Use the following Python script to connect to BigQuery and run queries.

from google.cloud import bigquery
from google.auth.exceptions import DefaultCredentialsError
from google.api_core.exceptions import GoogleAPIError, NotFound, BadRequest

def connect_to_bigquery():
    try:
        client = bigquery.Client()
        print("Connected to BigQuery successfully.")
        return client
    except DefaultCredentialsError as e:
        print("Could not find or authenticate credentials. Please check the configuration.")
        print(f"Error: {e}")
    except GoogleAPIError as e:
        print("An error occurred while connecting to BigQuery.")
        print(f"Error: {e}")
    except Exception as e:
        print("An unexpected error occurred.")
        print(f"Error: {e}")

def run_query(client, query):
    try:
        query_job = client.query(query)
        results = query_job.result()
        return results
    except NotFound as e:
        print("The specified table or dataset was not found.")
        print(f"Error: {e}")
    except BadRequest as e:
        print("There was an issue with the query syntax or logic.")
        print(f"Error: {e}")
    except GoogleAPIError as e:
        print("An API error occurred during the query execution.")
        print(f"Error: {e}")
    except Exception as e:
        print("An unexpected error occurred while running the query.")
        print(f"Error: {e}")

Example Code

Here is an example showing how you can access BigQuery from a Kubeflow notebook.
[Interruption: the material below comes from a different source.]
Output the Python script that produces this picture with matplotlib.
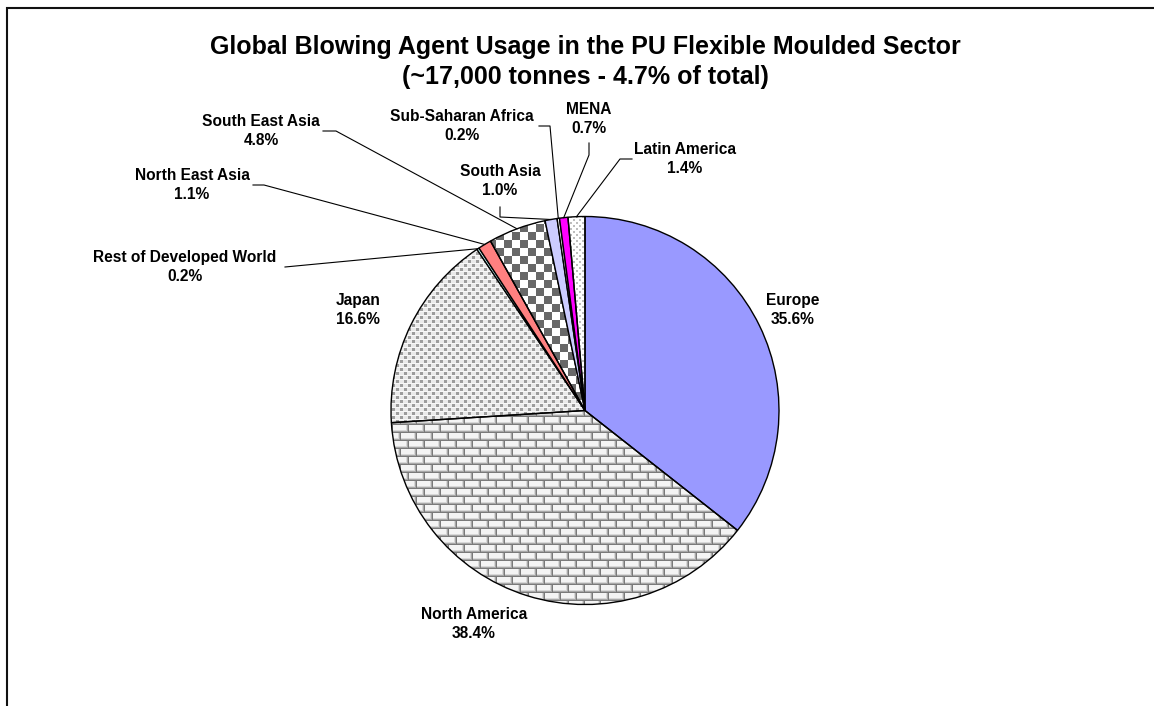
import numpy as np
import matplotlib
matplotlib.use("Agg")
import matplotlib.pyplot as plt
from matplotlib.colors import to_rgb

# ---- data -------------------------------------------------------------
regions = ["Europe", "North America", "Japan", "Rest of Developed World",
           "North East Asia", "South East Asia", "South Asia",
           "Sub-Saharan Africa", "MENA", "Latin America"]
shares = [35.6, 38.4, 16.6, 0.2, 1.1, 4.8, 1.0, 0.2, 0.7, 1.4]

title_lines = ["Global Blowing Agent Usage in the PU Flexible Moulded Sector",
               "(~17,000 tonnes - 4.7% of total)"]

# ---- layout (pixel units, y measured from the top) --------------------
W, H = 1154, 706
CX, CY, R = 585, 410.5, 194

label_pos = {
    "Europe": (793, 310),
    "North America": (474, 624),
    "Japan": (358, 310),
    "Rest of Developed World": (185, 267),
    "North East Asia": (192, 185),
    "South East Asia": (261, 131),
    "South Asia": (500, 181),
    "Sub-Saharan Africa": (462, 126),
    "MENA": (589, 119),
    "Latin America": (685, 159),
}
# leader lines: fixed points near the label, the last point sits on the slice
leader_pts = {
    "Rest of Developed World": [(285, 267)],
    "North East Asia": [(253, 185), (264, 185)],
    "South East Asia": [(323, 131), (336, 131)],
    "South Asia": [(500, 207), (500, 217)],
    "Sub-Saharan Africa": [(539, 126), (550, 126)],
    "MENA": [(589, 143), (589, 155)],
    "Latin America": [(632, 159), (620, 159)],
}

FONT = "Liberation Sans"


def py(y):
    return H - y


# ---- fill textures ------------------------------------------------------
ii, jj = np.mgrid[0:H, 0:W]


def canvas(bg):
    img = np.empty((H, W, 3))
    img[:] = to_rgb(bg)
    return img


def brick_texture():
    img = canvas("#F4F4F4")
    r = ii % 8
    shift = ((ii // 8) % 2) * 8
    c = (jj + shift) % 16
    img[(r == 6) | (c == 14)] = to_rgb("#D8D8D8")
    img[(r == 7) | (c == 15)] = to_rgb("#A8A8A8")
    img[(r == 0) | (c == 0)] = to_rgb("#7A7A7A")
    return img


def dot_texture():
    img = canvas("#EAEAEA")
    a = (ii % 8 < 3) & (jj % 8 < 3)
    b = ((ii + 4) % 8 < 3) & ((jj + 4) % 8 < 3)
    img[a | b] = to_rgb("#9C9C9C")
    img[(ii % 4 == 3) & ~(a | b)] = to_rgb("#F8F8F8")
    return img


def checker_texture():
    img = canvas("#FFFFFF")
    img[((ii // 8) + (jj // 8)) % 2 == 1] = to_rgb("#686868")
    return img


def diamond_texture():
    img = canvas("#FFFFFF")
    m = ((ii % 6 < 2) & (jj % 6 < 2)) | (((ii + 3) % 6 < 2) & ((jj + 3) % 6 < 2))
    img[m] = to_rgb("#BEBEBE")
    return img


fills = {
    "Europe": "#9999FF",
    "North America": brick_texture,
    "Japan": dot_texture,
    "Rest of Developed World": "#CCFFFF",
    "North East Asia": "#FF8080",
    "South East Asia": checker_texture,
    "South Asia": "#CCCCFF",
    "Sub-Saharan Africa": "#FFFFFF",
    "MENA": "#FF00FF",
    "Latin America": diamond_texture,
}

# ---- figure -------------------------------------------------------------
fig = plt.figure(figsize=(W / 100, H / 100), dpi=100)
ax = fig.add_axes([0, 0, 1, 1])

face = [fills[n] if isinstance(fills[n], str) else "none" for n in regions]
wedges, _ = ax.pie(shares, colors=face, startangle=90, counterclock=False,
                   center=(CX, py(CY)), radius=R,
                   wedgeprops=dict(edgecolor="black", linewidth=1.0))
for w in wedges:
    w.set_zorder(2)

for name, w in zip(regions, wedges):
    f = fills[name]
    if not isinstance(f, str):
        im = ax.imshow(f(), extent=(0, W, 0, H), origin="upper",
                       interpolation="nearest", zorder=1)
        im.set_clip_path(w)

ax.set_xlim(0, W)
ax.set_ylim(0, H)
ax.set_aspect("equal")
ax.axis("off")

# labels
for name, share in zip(regions, shares):
    x, y = label_pos[name]
    ax.text(x, py(y), f"{name}\n{share:.1f}%", ha="center", va="center",
            fontsize=11.2, fontweight="bold", family=FONT, linespacing=1.36,
            zorder=4)

# leader lines
for name, w in zip(regions, wedges):
    if name not in leader_pts:
        continue
    t = np.deg2rad((w.theta1 + w.theta2) / 2)
    ex, ey = CX + R * np.cos(t), py(CY) + R * np.sin(t)
    xs = [p[0] for p in leader_pts[name]] + [ex]
    ys = [py(p[1]) for p in leader_pts[name]] + [ey]
    ax.plot(xs, ys, color="black", lw=0.8, zorder=3)

# title
for k, line in enumerate(title_lines):
    ax.text(585, py(47 + 30 * k), line, ha="center", va="center",
            fontsize=18, fontweight="bold", family=FONT)

# chart-area frame
ax.plot([7, 7, W + 10], [py(H + 10), py(8), py(8)], color="#111111",
        lw=1.5, clip_on=False, solid_joinstyle="miter")

fig.savefig("out.png", dpi=100)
client = connect_to_bigquery()
if client:
    dataset_id = "mydata_set"  # Replace with your dataset ID
    table_id = f"{dataset_id}.sampletable"  # Replace with your table name
    query = f"SELECT * FROM `{table_id}` LIMIT 100"
    results = run_query(client, query)

    if results:
        for row in results:
            print(f"{row.get('first_name')}: {row.get('last_name')}")
    else:
        print("No rows to display.")

Info

Replace mydata_set and sampletable with your dataset ID and table name.

Here is an example of what the output could look like for the user.

Connected to BigQuery successfully.
John: Doe
Jane: Smith
Alice: Johnson
Bob: Brown

Run and Verify the Notebook

Execute the code cells in your Jupyter notebook. If everything is configured correctly, you should see the output of the BigQuery query.

Considerations

  • Ensure that the BigQuery table exists and has the necessary permissions for the service account.
  • If issues arise, verify that the GOOGLE_APPLICATION_CREDENTIALS environment variable points to the correct path and that the secret is properly mounted.